Quand un paradis fiscal est découvert, que l’un d’eux signe une convention d’échange de données, il est déjà trop tard, les fonds ont bougé ! Un Premier ministre qui avait déposé son salaire acquis au Moyen-Orient a naïvement déclaré que « tout le monde quittait la Suisse pour aller à Singapour », ce qui l’aurait conduit à suivre le mouvement…Mais pourquoi aller à Singapour si ce n’était pour continuer de cacher ce qui ne l’était plus en Suisse ? C’était, à son époque, parce que les banques suisses venaient de signer des conventions.
Il y a de petites phrases révélatrices dans le discours des « impliqués ». Comme l’a remarqué celle qui a fait sortir le scandale UBS, un assistant de la présidente du groupe Rotschild lui a dit « ne vous inquiétez pas, vous êtes intouchable ». Pourtant sa banque a bien accepté un demi-milliard d’un déposant (Al Qatari)sans poser une seule question alors qu’une conversation téléphonique entre un représentant de sa banque et une autre personne montrait que ledit déposant n’aurait jamais pu faire ce dépôt dans une autre banque (elles auraient refusé…la limite pour déclarer la provenance des fonds est de 10000 $ !).
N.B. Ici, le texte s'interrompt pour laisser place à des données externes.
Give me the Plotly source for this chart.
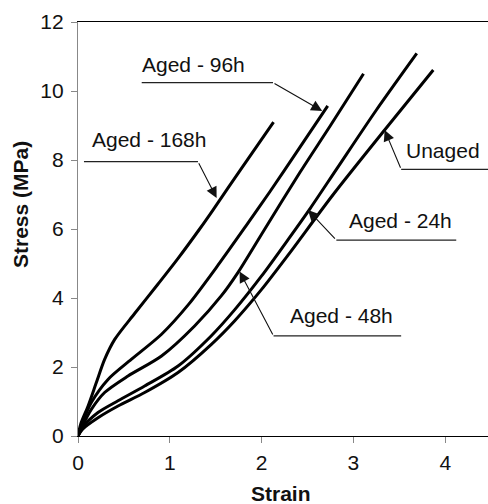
import plotly.graph_objects as go

# Stress-strain curves of the samples (strain, stress in MPa)
strain_168h = [0, 0.03, 0.11, 0.20, 0.29, 0.40, 0.617, 0.87, 1.09, 1.325, 1.47, 1.76, 2.13]
stress_168h = [0, 0.35, 0.87, 1.55, 2.22, 2.80, 3.55, 4.40, 5.15, 6.00, 6.55, 7.68, 9.10]

strain_96h = [0, 0.05, 0.145, 0.327, 0.58, 0.91, 1.20, 1.525, 1.83, 2.09, 2.40, 2.72]
stress_96h = [0, 0.40, 0.97, 1.64, 2.22, 2.95, 3.80, 4.95, 6.09, 7.08, 8.30, 9.57]

strain_48h = [0, 0.05, 0.145, 0.29, 0.545, 0.91, 1.27, 1.56, 1.74, 2.03, 2.42, 2.75, 3.11]
stress_48h = [0, 0.30, 0.77, 1.26, 1.74, 2.32, 3.19, 4.06, 4.73, 5.98, 7.65, 9.00, 10.50]

strain_24h = [0, 0.05, 0.218, 0.436, 0.726, 1.09, 1.45, 1.71, 2.00, 2.29, 2.53, 2.82, 3.25, 3.69]
stress_24h = [0, 0.25, 0.68, 1.02, 1.45, 2.03, 2.90, 3.67, 4.64, 5.70, 6.60, 7.75, 9.45, 11.09]

strain_unaged = [0, 0.05, 0.218, 0.436, 0.726, 1.09, 1.45, 1.71, 2.00, 2.29, 2.78, 3.34, 3.87]
stress_unaged = [0, 0.20, 0.53, 0.87, 1.26, 1.84, 2.65, 3.35, 4.25, 5.25, 7.00, 8.87, 10.61]

x_ticks = [0, 1, 2, 3, 4]
y_ticks = [0, 2, 4, 6, 8, 10, 12]

series = [
    ("Aged - 168h", strain_168h, stress_168h),
    ("Aged - 96h", strain_96h, stress_96h),
    ("Aged - 48h", strain_48h, stress_48h),
    ("Aged - 24h", strain_24h, stress_24h),
    ("Unaged", strain_unaged, stress_unaged),
]

# Callout layout: label centre, horizontal leader (x0, x1, y), arrow tail and tip
callouts = {
    "Aged - 168h": dict(text=(0.768, 8.58), leader=(0.065, 1.307, 7.95), tail=(1.307, 7.95), tip=(1.51, 6.90)),
    "Aged - 96h": dict(text=(1.254, 10.78), leader=(0.694, 2.124, 10.24), tail=(2.124, 10.24), tip=(2.66, 9.42)),
    "Unaged": dict(text=(3.98, 8.28), leader=(3.52, 4.47, 7.73), tail=(3.52, 7.73), tip=(3.34, 8.87)),
    "Aged - 24h": dict(text=(3.51, 6.24), leader=(2.814, 4.12, 5.68), tail=(2.814, 5.68), tip=(2.505, 6.55)),
    "Aged - 48h": dict(text=(2.87, 3.48), leader=(2.13, 3.52, 2.90), tail=(2.13, 2.90), tip=(1.76, 4.77)),
}

FONT = "Arial, Liberation Sans, sans-serif"

fig = go.Figure()

for name, xs, ys in series:
    fig.add_trace(go.Scatter(
        x=xs, y=ys, mode="lines", name=name,
        line=dict(color="black", width=3, shape="spline", smoothing=0.8),
        showlegend=False, hoverinfo="skip",
    ))

annotations = []
for name, c in callouts.items():
    x0, x1, yl = c["leader"]
    fig.add_trace(go.Scatter(
        x=[x0, x1], y=[yl, yl], mode="lines",
        line=dict(color="#222", width=1.2),
        showlegend=False, hoverinfo="skip", cliponaxis=False,
    ))
    annotations.append(dict(
        x=c["tip"][0], y=c["tip"][1], ax=c["tail"][0], ay=c["tail"][1],
        xref="x", yref="y", axref="x", ayref="y",
        text="", showarrow=True, arrowhead=2, arrowsize=2.0, arrowwidth=1.1,
        arrowcolor="#111", standoff=0, startstandoff=0,
    ))
    annotations.append(dict(
        x=c["text"][0], y=c["text"][1], xref="x", yref="y",
        text=name, showarrow=False, xanchor="center", yanchor="middle",
        font=dict(family=FONT, size=21, color="#111"),
    ))

# Axis titles
annotations.append(dict(
    x=-0.139, y=0.558, xref="paper", yref="paper", text="<b>Stress (MPa)</b>",
    textangle=-90, showarrow=False, xanchor="center", yanchor="middle",
    font=dict(family=FONT, size=21, color="#111"),
))
annotations.append(dict(
    x=0.495, y=-0.140, xref="paper", yref="paper", text="<b>Strain</b>",
    showarrow=False, xanchor="center", yanchor="middle",
    font=dict(family=FONT, size=21, color="#111"),
))

fig.update_layout(
    width=488, height=504,
    margin=dict(l=78, r=0, t=22, b=68),
    paper_bgcolor="white", plot_bgcolor="white",
    font=dict(family=FONT, size=21, color="#111"),
    annotations=annotations,
    xaxis=dict(
        range=[0, 4.466], tickvals=x_ticks, ticks="outside", ticklen=6,
        tickcolor="#888", tickwidth=1, showline=True, linecolor="black",
        linewidth=1.2, mirror=True, showgrid=False, zeroline=False,
        tickfont=dict(family=FONT, size=21, color="#111"), ticklabelstandoff=2,
    ),
    yaxis=dict(
        range=[0, 12], tickvals=y_ticks, ticks="outside", ticklen=6,
        tickcolor="#888", tickwidth=1, showline=True, linecolor="#888",
        linewidth=1.2, showgrid=False, zeroline=False,
        tickfont=dict(family=FONT, size=21, color="#111"), ticklabelstandoff=3,
    ),
)

fig.write_html("out.html")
Quel est donc le sens d’intouchable ? Que les transactions sont protégées par un État, par une puissance d’argent, ou une puissance politique ? Interviewé, le ministre concerné n’a pas semblé ébranlé par les preuves qui lui ont été remises.
Il se pourrait bien, en effet, que ce que l’on appelle les paradis fiscaux disparaisse. Après tout il existe bien des moyens de faire voyager l’argent. Ce qui les remplacera pourrait fort bien être devenir un enfer pour la démocratie et l’état du monde. Imaginons que des gouvernements et des entreprises s’entendent pour « gérer » la planète à leur manière, assis autour d’une table, d’une manière plus secrète. Il ne sera alors plus possible de même connaître leurs décisions avant qu’elles soient exécutées. L’épisode des armes de destruction massive était peut-être le premier de cette nouvelle ère et il n’y aura pas toujours un Obama à la Maison Blanche pour financer les enquêtes et des journaux libres pour les faire.